Very typical comment on a very sober site. I also like:
http://konttoristhoughts.blogspot.com/2011/06/respect.html
Latest 2 comments:
"shekar said...
@konttori, i have a couple of questions for u plz reply
1) does alien dalvik for android apps come with d phone or downloadable??
2) there r a few photo leaks of d n9 in WHITE... do u hav any idea abt tht.
thanks
11:44
Konttori said...
Official statement is that we don't comment about white, so I won't either.
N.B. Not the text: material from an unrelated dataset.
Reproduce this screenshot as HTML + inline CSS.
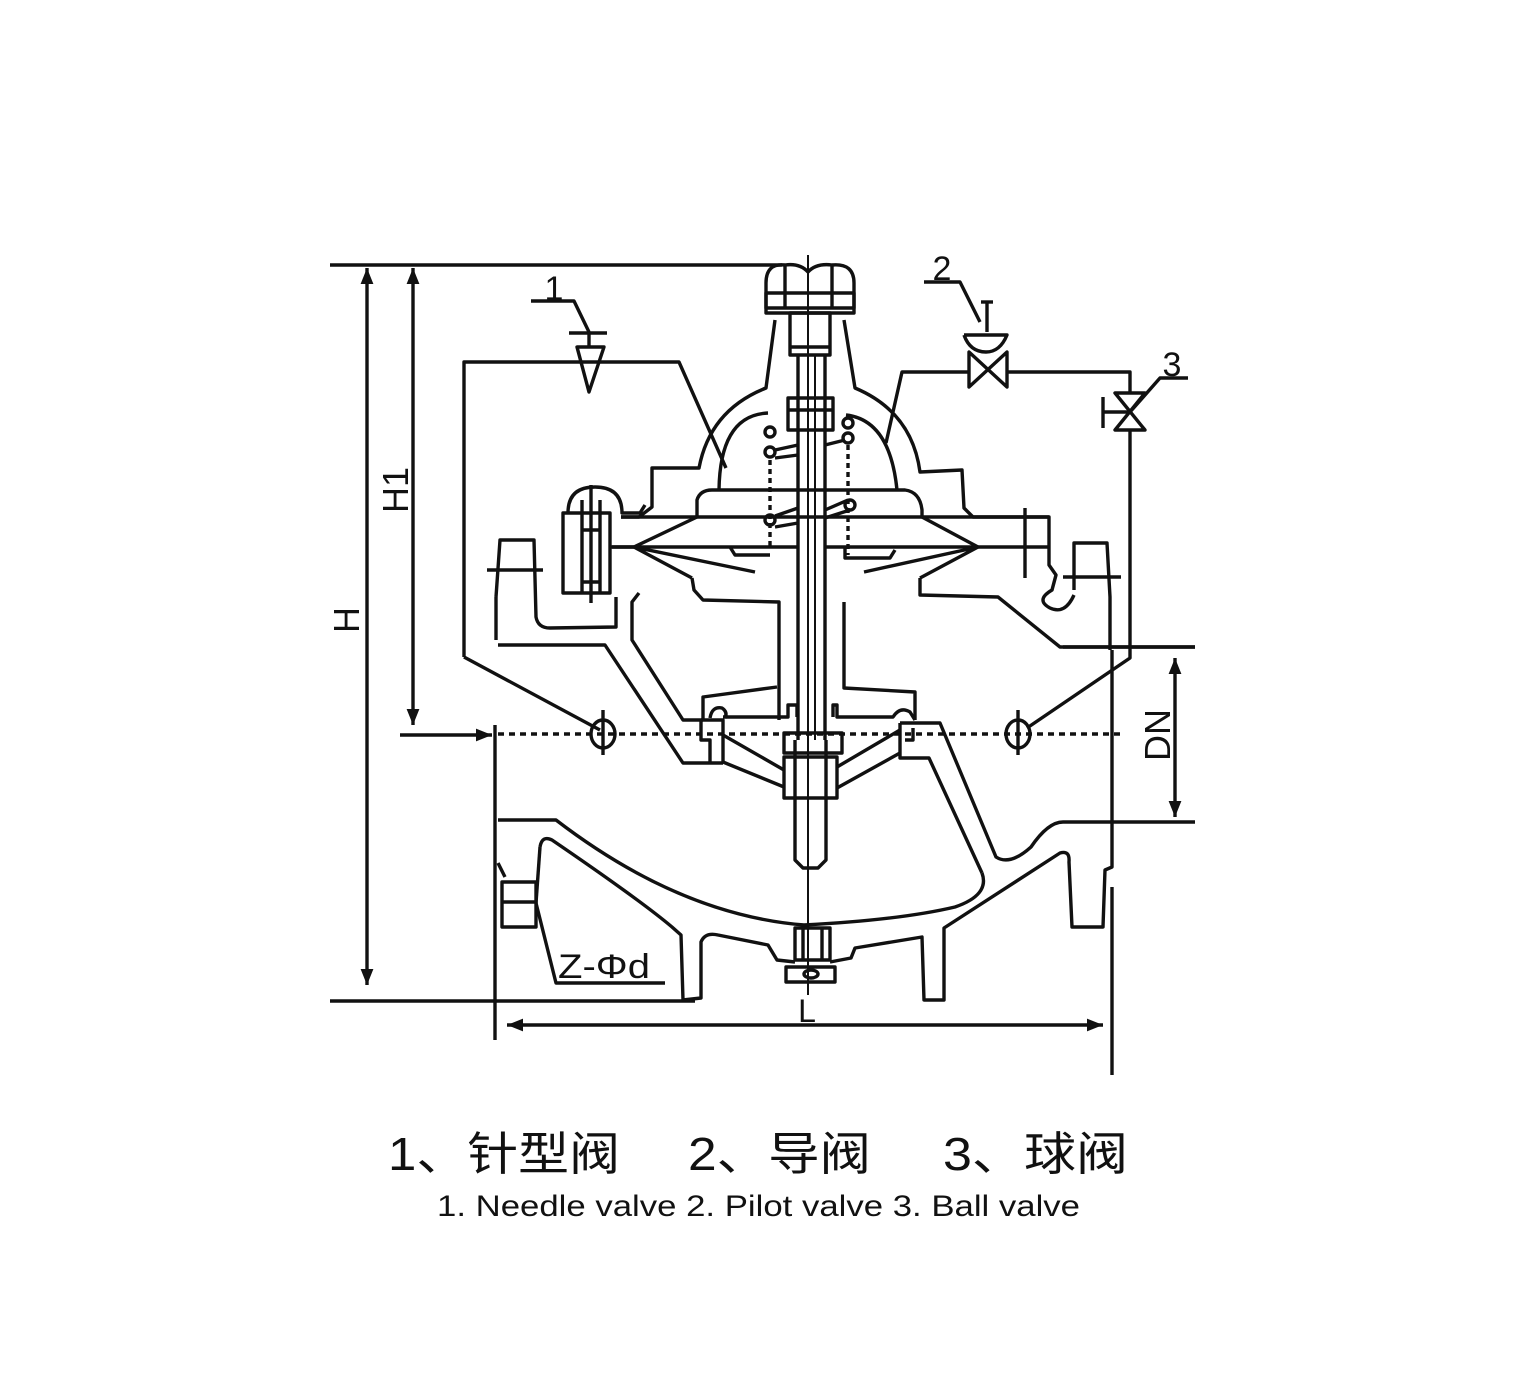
<!DOCTYPE html>
<html><head><meta charset="utf-8"><style>
html,body{margin:0;padding:0;background:#fff}
svg{display:block}
text{font-family:"Liberation Sans","Noto Sans CJK SC",sans-serif;fill:#111}
</style></head><body>
<svg width="1525" height="1381" viewBox="0 0 1525 1381" xmlns="http://www.w3.org/2000/svg">
<defs>
<marker id="b" viewBox="0 0 10 10" refX="10" refY="5" markerWidth="16" markerHeight="16" orient="auto-start-reverse" markerUnits="userSpaceOnUse"><path d="M0,1 L10,5 L0,9z" fill="#111"/></marker>
</defs>
<g fill="none" stroke="#111" stroke-width="3.4" stroke-linejoin="round">
<line x1="330" y1="265" x2="782" y2="265"/>
<line x1="330" y1="1001" x2="695" y2="1001"/>
<line x1="367" y1="268" x2="367" y2="985" marker-start="url(#b)" marker-end="url(#b)"/>
<line x1="413" y1="268" x2="413" y2="725" marker-start="url(#b)" marker-end="url(#b)"/>
<line x1="400" y1="735" x2="492" y2="735" marker-end="url(#b)"/>
<line x1="495" y1="725" x2="495" y2="1040"/>
<line x1="1112" y1="887" x2="1112" y2="1075"/>
<line x1="507" y1="1025" x2="1103" y2="1025" marker-start="url(#b)" marker-end="url(#b)"/>
<line x1="1175" y1="658" x2="1175" y2="817" marker-start="url(#b)" marker-end="url(#b)"/>
<line x1="1063" y1="647" x2="1195" y2="647"/>
<line x1="1063" y1="822" x2="1195" y2="822"/>
<line x1="498" y1="734" x2="1125" y2="734" stroke-dasharray="6,5"/>
<path d="M766,308 L766,283 Q766,263 785,265 Q800,263 808,272 Q816,263 832,265 Q854,263 854,283 L854,308 Z"/>
<line x1="785" y1="266" x2="785" y2="308"/><line x1="832" y1="266" x2="832" y2="308"/>
<rect x="766" y="293" width="88" height="20"/>
<line x1="808" y1="255" x2="808" y2="995" stroke-width="2"/>
<rect x="790" y="313" width="40" height="42"/>
<line x1="790" y1="347" x2="830" y2="347"/>
<line x1="798" y1="355" x2="798" y2="740"/><line x1="825" y1="355" x2="825" y2="740"/>
<line x1="815" y1="355" x2="815" y2="740" stroke-width="2"/>
<path d="M775,320 L766,388 Q710,410 699,468 L652,468 L652,507 L639,517 L621,517"/>
<path d="M844,320 L855,388 Q912,412 920,472 L962,470 L964,508 L973,517 L1049,517 L1049,550"/>
<path d="M719,490 Q720,415 768,413"/>
<path d="M846,415 Q890,420 897,490"/>
<rect x="788" y="398" width="45" height="32"/>
<line x1="788" y1="410" x2="833" y2="410"/>
<circle cx="770" cy="432" r="5"/><circle cx="770" cy="452" r="5"/><circle cx="848" cy="423" r="5"/><circle cx="848" cy="438" r="5"/>
<circle cx="850" cy="505" r="5"/><circle cx="770" cy="520" r="5"/>
<line x1="775" y1="450" x2="798" y2="445"/><line x1="775" y1="458" x2="798" y2="455"/>
<line x1="825" y1="445" x2="845" y2="440"/><line x1="775" y1="516" x2="798" y2="508"/><line x1="775" y1="527" x2="798" y2="523"/>
<line x1="825" y1="510" x2="848" y2="500"/><line x1="825" y1="518" x2="850" y2="510"/>
<line x1="770" y1="460" x2="770" y2="550" stroke-dasharray="5,4"/>
<line x1="848" y1="445" x2="848" y2="555" stroke-dasharray="5,4"/>
<path d="M697,517 L697,500 Q700,490 712,490 L905,490 Q920,492 922,510 L922,517"/>
<line x1="621" y1="517" x2="1049" y2="517"/>
<line x1="612" y1="547" x2="798" y2="547"/><line x1="825" y1="547" x2="1049" y2="547"/>
<path d="M697,517 L634,547 L692,578 M634,547 L755,572"/>
<path d="M922,517 L978,547 L920,578 M978,547 L864,572"/>
<path d="M730,547 L735,555 L770,555 M845,547 L845,558 L890,558 L895,550"/>
<path d="M692,578 L694,590 L703,600 L779,602 L779,720"/>
<path d="M920,578 L920,595 L998,597 L1060,647 L1195,647"/>
<path d="M639,593 L632,602 L632,640 L683,720 L703,720"/>
<path d="M844,602 L844,688 L915,692 L915,720"/>
<path d="M703,720 L703,697 L777,687"/>
<path d="M496,597 L500,540 L534,540 L536,617 Q538,628 550,628 L616,627 L616,597"/>
<line x1="496" y1="597" x2="496" y2="640"/>
<line x1="487" y1="570" x2="543" y2="570"/>
<rect x="563" y="513" width="47" height="80"/>
<path d="M568,513 Q568,487 595,487 Q622,487 622,513 L640,513 L645,505"/>
<line x1="582" y1="500" x2="582" y2="593"/><line x1="600" y1="500" x2="600" y2="593"/>
<line x1="591" y1="485" x2="591" y2="603"/>
<line x1="582" y1="582" x2="600" y2="582"/><line x1="582" y1="530" x2="600" y2="530"/>
<line x1="610" y1="547" x2="634" y2="547"/>
<path d="M1074,590 L1074,543 L1107,543 L1110,597 L1110,650"/>
<line x1="1063" y1="577" x2="1121" y2="577"/>
<path d="M1049,550 L1049,565 L1056,575 L1052,590 Q1035,600 1050,608 Q1065,615 1074,595"/>
<line x1="1025" y1="508" x2="1025" y2="578"/>
<path d="M498,645 L605,645 L683,763 L723,763"/>
<path d="M701,720 L723,720 L723,763 M701,720 L701,740 L710,740 L710,763"/>
<path d="M710,718 Q712,706 722,708 Q728,712 725,718"/>
<path d="M723,717 L788,717 L788,705 L797,705 L797,717 M833,717 L833,705 L837,705 L837,717 L893,717 Q900,706 910,712 L915,720"/>
<path d="M900,723 L940,723 L996,857 Q1010,866 1031,847 Q1048,822 1063,822"/>
<path d="M900,723 L900,758 L929,758 L982,873"/>
<path d="M913,728 L913,740 L905,740"/>
<path d="M498,820 L556,820 Q680,915 804,925 Q900,920 955,907 Q990,895 982,873"/>
<path d="M540,847 Q542,835 552,840 Q640,900 672,927 L681,935 L683,1000 L701,998 L701,942 Q705,932 718,935 L768,945 L777,960 L795,962"/>
<path d="M830,962 L851,958 L855,948 L922,937 L924,1000 L944,1000 L944,928 L1060,853 Q1070,850 1069,862 L1072,927 L1103,927 L1105,870 L1112,867 L1112,650"/>
<path d="M498,863 L505,877"/>
<rect x="502" y="882" width="34" height="45"/>
<line x1="502" y1="902" x2="536" y2="902"/>
<path d="M536,903 L556,983 L665,983"/>
<path d="M540,847 L536,903"/>
<rect x="784" y="733" width="58" height="20"/>
<rect x="784" y="757" width="53" height="41"/>
<path d="M795,740 L795,860 L803,868 L818,868 L826,860 L826,740"/>
<path d="M723,735 L784,770 M723,762 L784,787 M900,730 L837,767 M900,753 L837,788"/>
<rect x="795" y="928" width="35" height="32"/>
<line x1="803" y1="928" x2="803" y2="960"/><line x1="822" y1="928" x2="822" y2="960"/>
<rect x="786" y="967" width="49" height="15"/>
<ellipse cx="811" cy="974" rx="7" ry="4"/>
<path d="M464,657 L464,362 L679,362 L726,468"/>
<path d="M464,657 L600,730"/>
<ellipse cx="603" cy="734" rx="12" ry="14"/>
<line x1="603" y1="710" x2="603" y2="755"/>
<ellipse cx="1018" cy="734" rx="12" ry="14"/>
<line x1="1018" y1="710" x2="1018" y2="755"/>
<path d="M1027,728 L1130,658 L1130,430"/>
<path d="M531,301 L574,301 L589,332"/>
<line x1="569" y1="333" x2="607" y2="333"/>
<line x1="589" y1="333" x2="589" y2="347"/>
<path d="M577,347 L604,347 L589,392 Z"/>
<path d="M924,282 L960,282 L980,322"/>
<line x1="987" y1="302" x2="987" y2="332"/>
<line x1="981" y1="302" x2="993" y2="302"/>
<path d="M964,335 L1007,335 Q1000,352 986,352 Q970,352 964,335"/>
<path d="M969,352 L969,387 L1007,352 L1007,387 Z"/>
<path d="M886,443 L902,372 L969,372"/>
<path d="M1007,372 L1130,372 L1130,393"/>
<path d="M1115,393 L1145,393 L1115,430 L1145,430 Z"/>
<line x1="1103" y1="412" x2="1130" y2="412"/>
<line x1="1103" y1="397" x2="1103" y2="428"/>
<path d="M1130,412 L1160,378 L1188,378"/>
</g>
<text x="554" y="300" font-size="34" text-anchor="middle">1</text>
<text x="942" y="280" font-size="34" text-anchor="middle">2</text>
<text x="1172" y="376" font-size="34" text-anchor="middle">3</text>
<text transform="translate(408,490) rotate(-90)" font-size="36" text-anchor="middle">H1</text>
<text transform="translate(359,620) rotate(-90)" font-size="36" text-anchor="middle">H</text>
<text transform="translate(1170,735) rotate(-90)" font-size="36" text-anchor="middle">DN</text>
<text x="807" y="1022" font-size="32" text-anchor="middle">L</text>
<text x="558" y="978" font-size="34" textLength="92" lengthAdjust="spacingAndGlyphs">Z-Φd</text>
<text x="388" y="1170" font-size="46" textLength="232" lengthAdjust="spacingAndGlyphs">1、针型阀</text>
<text x="688" y="1170" font-size="46" textLength="183" lengthAdjust="spacingAndGlyphs">2、导阀</text>
<text x="943" y="1170" font-size="46" textLength="185" lengthAdjust="spacingAndGlyphs">3、球阀</text>
<text x="437" y="1216" font-size="30" textLength="643" lengthAdjust="spacingAndGlyphs">1. Needle valve 2. Pilot valve 3. Ball valve</text>
</svg>
</body></html>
Alien Dalvik is 3rd party activity and as such may or may not end up as a downloadable (I sure hope it will, as it's excellent project), but there is no official support from Nokia for it.
00:24"
Posted by: Eurofan | August 18, 2011 at 07:25 AM
Also a useful summary as of 6/22/11 of what's known about N9 functionality:
http://talk.maemo.org/showpost.php?p=1036166&postcount=1
Author of above post, shallimus from Toronto, uses tag line:
"A fatal exception WTF has occurred at EL0P:BALLMER in ROADMAP MEEGO. The current hopes and dreams will be terminated.
If I wanted an iPhone, BB, Android or WP7 phone, I would have bought one already.
Please do not feed the trolls. They are on a special diet of misery, WP7 marketing and their own hot air."
Posted by: Eurofan | August 18, 2011 at 07:42 AM
@eurofan: Proud of the team which did the N9? You mean the subcontractors Nokia slaved to insane deadlines?